In a situation where the Vice President of the Federal Republic of Nigeria visited Forcados in Burutu LGA of Delta State, one of the nation’s economic hub, gave a matching order to the military to fish out the pipeline vandals but kept mute on the ecological problems bedeviling the neglected coastal Communities then it shows that the Government valued oil more than the well being of the people. These are nagging issues that agitate in the minds of the people. It is regrettable that while the present Government has budgeted in its 2016 budget a whopping sum of N400b for oil explorations in the Lake Chad Basin, there are no such provisions in the budget for the region that provides the funds. What an irony? Until these abnormalities have been addressed by the Government of the day, their consequences will continue to stir up anger of the people who feel being oppressed or marginalized by the Government.

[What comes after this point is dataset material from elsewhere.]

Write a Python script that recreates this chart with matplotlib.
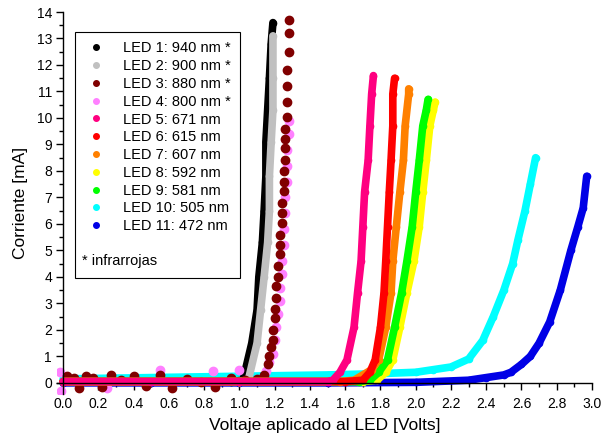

How would you conclude this interview?
I want to conclude by advising the Federal Government to initiate people oriented programmes in the region in order to engage the youths. The Government should know that the hand that watereth must be watered. You must take care of the source that provides food for the table less the source will close its mouth. It is not out of place if the Government involve the youths in the region in pipeline surveillance work. They understand the terrain better therefore their involvement will put an end to pipeline vandalism in the region. The Government should not listen to bad advice. The advice from some quarters of the Country which suggest that Government should explore maximum force on the militants are not good advice. These are advice that not only primed to fail but they will also jeopardize our fragile unity.